Template:Battlebox "They shall not pass" — Robert Nivelle

The Battle of Verdun was a major battle of the Western Front in World War I. The battle was fought between the German and French armies between February 21 and 19 December 1916 around Verdun in northeast France. It resulted in more than a quarter of a million deaths and about half a million wounded. It was the longest battle of World War I, and the second bloodiest after the battle of the Somme (1916).



After the Germans failed to achieve a quick victory in 1914, the war of movement soon bogged down into a stalemate on the Western Front. Trench warfare was developed and neither side could achieve a breakthrough.

In 1915 all attempts to force a breakthrough — by the Germans at Ypres, by the British at Neuve Chapelle and by the French at Champagne — had failed, with terrible casualties the only result.

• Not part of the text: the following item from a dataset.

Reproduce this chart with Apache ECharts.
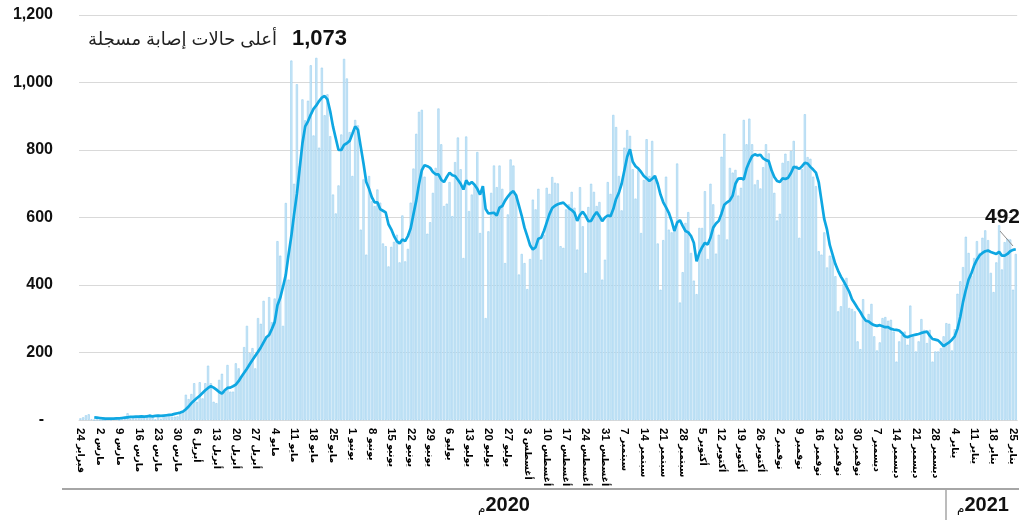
<!DOCTYPE html>
<html>
<head>
<meta charset="utf-8">
<script src="https://cdn.jsdelivr.net/npm/echarts@6.0.0/dist/echarts.min.js"></script>
<style>
html,body{margin:0;padding:0;background:#fff;}
#chart{width:1019px;height:520px;}
</style>
</head>
<body>
<div id="chart"></div>
<script>
// Daily new cases, 24 Feb 2020 - 26 Jan 2021
const dailyCases = [
5, 8, 14, 17, 2, 0, 1,
0, 0, 0, 2, 0, 3, 3,
0, 4, 3, 20, 4, 8, 11,
7, 12, 6, 11, 17, 12, 1,
13, 4, 13, 13, 17, 10, 10,
11, 23, 25, 75, 62, 77, 109,
54, 112, 64, 109, 161, 109, 54,
50, 119, 137, 84, 163, 84, 84,
168, 153, 129, 216, 279, 198, 213,
153, 302, 285, 353, 248, 364, 290,
360, 530, 487, 279, 643, 416, 1065,
700, 995, 752, 950, 888, 946, 1051,
843, 1073, 807, 1044, 903, 965, 841,
668, 612, 695, 846, 1070, 1012, 853,
723, 889, 873, 564, 713, 490, 723,
648, 634, 683, 644, 523, 515, 455,
513, 528, 549, 467, 606, 470, 507,
644, 745, 848, 913, 919, 721, 552,
586, 673, 747, 923, 817, 634, 641,
705, 604, 764, 837, 743, 480, 840,
619, 668, 693, 794, 554, 693, 302,
559, 673, 754, 690, 754, 685, 465,
609, 772, 754, 668, 431, 492, 465,
388, 477, 653, 624, 685, 475, 549,
688, 670, 720, 703, 701, 515, 510,
624, 639, 676, 629, 505, 690, 574,
436, 631, 700, 676, 634, 646, 416,
475, 705, 670, 904, 868, 723, 621,
807, 859, 842, 743, 656, 740, 554,
711, 832, 723, 827, 725, 523, 386,
533, 721, 564, 556, 559, 760, 348,
438, 584, 616, 495, 413, 373, 569,
569, 678, 477, 700, 639, 493, 549,
780, 848, 535, 747, 733, 741, 665,
688, 889, 817, 893, 817, 698, 711,
686, 749, 817, 790, 743, 673, 591,
611, 762, 789, 767, 797, 827, 754,
540, 743, 906, 779, 774, 721, 693,
500, 490, 556, 452, 487, 487, 426,
322, 337, 403, 421, 332, 329, 322,
233, 210, 358, 297, 314, 344, 248,
206, 230, 302, 305, 294, 297, 262,
173, 233, 252, 262, 223, 339, 248,
203, 233, 299, 267, 228, 267, 173,
203, 203, 213, 248, 287, 285, 206,
269, 374, 411, 453, 543, 495, 428,
480, 530, 495, 540, 562, 533, 436,
379, 467, 577, 446, 527, 537, 535,
386, 492
];

// Average line, one value per day
const avgCases = [
null, null, null, null, null,
8, 7, 6, 5, 4, 4, 4, 4, 5, 5, 6, 7, 8, 9, 9, 10, 10, 11, 10, 11, 12, 11, 12, 13, 12, 13, 14, 15, 16, 18,
20, 22, 25, 32, 40, 50, 58, 65, 72, 80, 88, 95, 100, 96, 90, 83, 78, 88, 95, 96, 100, 105, 115, 128, 140,
152, 165, 178, 190, 202, 215, 230, 245,
252, 270, 290, 340, 362, 395, 430, 490, 545, 610, 670, 745, 820, 870, 885, 905, 922, 932, 945, 955,
960, 950, 915, 870, 835, 800, 800, 815, 820, 827, 848, 870, 860, 810, 760, 705, 685, 660, 645, 645,
625, 620, 615, 580, 565, 545, 530, 523, 535, 530, 545, 568, 610, 650, 700, 740, 755, 752, 747, 735,
728, 728,
712, 705, 720, 733, 725, 723, 712, 700, 683, 710, 698, 705, 697, 685, 668, 693, 625, 612, 613, 614,
606, 629, 634, 650, 662, 672, 678, 665, 635, 605, 570, 545, 518, 505, 512, 537, 540, 560, 585, 610,
628, 635, 639, 642, 644, 636, 628, 622, 614, 590, 608, 617, 605, 589, 590, 605, 616, 604, 589,
600, 606, 604, 625, 655, 673, 700, 740, 780, 802, 765, 752, 745, 735, 723, 716, 708, 715, 723, 700,
668, 645, 630, 614, 590, 560, 585, 592, 575, 560, 556, 545, 525, 470, 495, 512, 525, 520, 540, 570,
582, 590, 612, 638, 645, 651, 665, 700, 715, 716, 713, 745, 765, 782, 787, 784, 786, 775, 770, 767,
740, 720, 708, 705, 716, 714, 718, 732, 750, 748, 744, 752, 762, 760, 750, 742, 733, 705, 650, 595,
564, 518, 490, 462, 442, 425, 411, 396, 380, 358, 345, 332, 320, 305, 294, 292, 285, 281, 279, 281,
278, 275, 275, 270, 268, 267, 265, 258, 248, 245, 249, 251, 253, 255, 258, 260, 262, 250, 240,
238, 236, 228, 219, 225, 230, 238, 248, 270, 305, 350, 385, 416, 435, 458, 475, 488, 495, 500, 502,
498, 495, 492, 498, 487, 487, 492, 500, 504, 506
];

// Weekly tick labels (every 7th day)
const tickLabels = ['24 فبراير','2 مارس','9 مارس','16 مارس','23 مارس','30 مارس','6 أبريل','13 أبريل','20 أبريل','27 أبريل','4 مايو','11 مايو','18 مايو','25 مايو','1 يونيو','8 يونيو','15 يونيو','22 يونيو','29 يونيو','6 يوليو','13 يوليو','20 يوليو','27 يوليو','3 أغسطس','10 أغسطس','17 أغسطس','24 أغسطس','31 أغسطس','7 سبتمبر','14 سبتمبر','21 سبتمبر','28 سبتمبر','5 أكتوبر','12 أكتوبر','19 أكتوبر','26 أكتوبر','2 نوفمبر','9 نوفمبر','16 نوفمبر','23 نوفمبر','30 نوفمبر','7 ديسمبر','14 ديسمبر','21 ديسمبر','28 ديسمبر','4 يناير','11 يناير','18 يناير','25 يناير'];

const peakLabel = 'أعلى حالات إصابة مسجلة';
const peakValue = 1073;
const lastValue = 492;
const yearLabels = ['2020', '2021'];

// day categories
const categories = [];
(function(){
  const start = Date.UTC(2020, 1, 24);
  for (let i = 0; i < dailyCases.length; i++) {
    const d = new Date(start + i * 86400000);
    categories.push(d.toISOString().slice(0, 10));
  }
})();

const FONT = "'Liberation Sans', Arial, 'DejaVu Sans', sans-serif";
const chart = echarts.init(document.getElementById('chart'), null, {renderer: 'canvas'});

const option = {
  animation: false,
  backgroundColor: '#ffffff',
  grid: {left: 79, right: 0, top: 15, bottom: 100},
  xAxis: {
    type: 'category',
    data: categories,
    boundaryGap: true,
    axisLine: {show: true, lineStyle: {color: '#d9d9d9', width: 1}},
    axisTick: {show: false},
    axisLabel: {
      interval: function (index) { return index % 7 === 0; },
      rotate: -90,
      margin: 8,
      color: '#000',
      fontFamily: FONT,
      formatter: function (value, index) {
        const t = tickLabels[Math.round(index / 7)] || '';
        const sp = t.indexOf(' ');
        return '{n|' + t.slice(0, sp) + '} {a|' + t.slice(sp + 1) + '}';
      },
      rich: {
        n: {fontSize: 11.5, fontWeight: 'bold', color: '#000', fontFamily: FONT},
        a: {fontSize: 9.5, fontWeight: 'bold', color: '#000', fontFamily: FONT}
      }
    },
    splitLine: {show: false}
  },
  yAxis: {
    type: 'value',
    min: 0,
    max: 1200,
    interval: 200,
    axisLine: {show: false},
    axisTick: {show: false},
    splitLine: {lineStyle: {color: '#d9d9d9', width: 1}},
    axisLabel: {
      margin: 26,
      fontSize: 16,
      fontWeight: 'bold',
      color: '#111',
      fontFamily: FONT,
      formatter: function (v) { return v === 0 ? '-  ' : v.toLocaleString('en-US'); }
    }
  },
  series: [
    {
      type: 'bar',
      data: dailyCases,
      barCategoryGap: '22%',
      itemStyle: {color: '#cfe8f8', borderColor: '#97cfef', borderWidth: 0.6},
      z: 2
    },
    {
      type: 'line',
      data: avgCases,
      symbol: 'none',
      smooth: false,
      connectNulls: false,
      lineStyle: {color: '#0fa7e2', width: 2.7},
      z: 3
    }
  ],
  graphic: [
    {type: 'text', z: 10, style: {text: peakLabel, x: 277, y: 40, align: 'right', textAlign: 'right', verticalAlign: 'middle', textVerticalAlign: 'middle', fontSize: 18, fontFamily: FONT, fill: '#222'}},
    {type: 'text', z: 10, style: {text: peakValue.toLocaleString('en-US'), x: 292, y: 39, align: 'left', textAlign: 'left', verticalAlign: 'middle', textVerticalAlign: 'middle', fontSize: 22, fontWeight: 'bold', fontFamily: FONT, fill: '#111'}},
    {type: 'line', z: 10, shape: {x1: 1000, y1: 231, x2: 1013, y2: 246}, style: {stroke: '#8c8c8c', lineWidth: 1}},
    {type: 'text', z: 10, style: {text: String(lastValue), x: 985, y: 217, align: 'left', textAlign: 'left', verticalAlign: 'middle', textVerticalAlign: 'middle', fontSize: 21, fontWeight: 'bold', fontFamily: FONT, fill: '#111'}},
    {type: 'line', z: 10, shape: {x1: 62, y1: 489, x2: 1019, y2: 489}, style: {stroke: '#a6a6a6', lineWidth: 2}},
    {type: 'line', z: 10, shape: {x1: 946, y1: 489, x2: 946, y2: 520}, style: {stroke: '#a6a6a6', lineWidth: 1.5}},
    {type: 'text', z: 10, style: {text: '{m|م}{y|' + yearLabels[0] + '}', x: 504, y: 505, align: 'center', textAlign: 'center', verticalAlign: 'middle', textVerticalAlign: 'middle',
      rich: {m: {fontSize: 12, fontFamily: FONT, fill: '#111', verticalAlign: 'bottom', padding: [6, 0, 0, 0]}, y: {fontSize: 20, fontWeight: 'bold', fontFamily: FONT, fill: '#111'}}}},
    {type: 'text', z: 10, style: {text: '{m|م}{y|' + yearLabels[1] + '}', x: 983, y: 505, align: 'center', textAlign: 'center', verticalAlign: 'middle', textVerticalAlign: 'middle',
      rich: {m: {fontSize: 12, fontFamily: FONT, fill: '#111', verticalAlign: 'bottom', padding: [6, 0, 0, 0]}, y: {fontSize: 20, fontWeight: 'bold', fontFamily: FONT, fill: '#111'}}}}
  ]
};
chart.setOption(option);
</script>
</body>
</html>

The German Chief of Staff, Erich von Falkenhayn, believed that although a breakthrough might no longer be possible, nonetheless the French could be defeated if they suffered enough casualties. He therefore planned to attack a position from which the French could not retreat, for both strategic reasons and reasons of national pride, and so impose a ruinous battle of attrition on the French armies. The town of Verdun-sur-Meuse was chosen for this "bleeding white" of the French: the town, surrounded by a ring of forts, was an important stronghold that projected into the German lines and guarded the direct route to Paris. Rather than a traditional military victory, Verdun was planned as a vehicle for destroying the French army. Falkenhayn wrote to the Kaiser:

"The string in France has reached breaking point. A mass breakthrough — which in any case is beyond our means — is unnecessary. Within our reach there are objectives for the retention of which the French General Staff would be compelled to throw in every man they have. If they do so the forces of France will bleed to death."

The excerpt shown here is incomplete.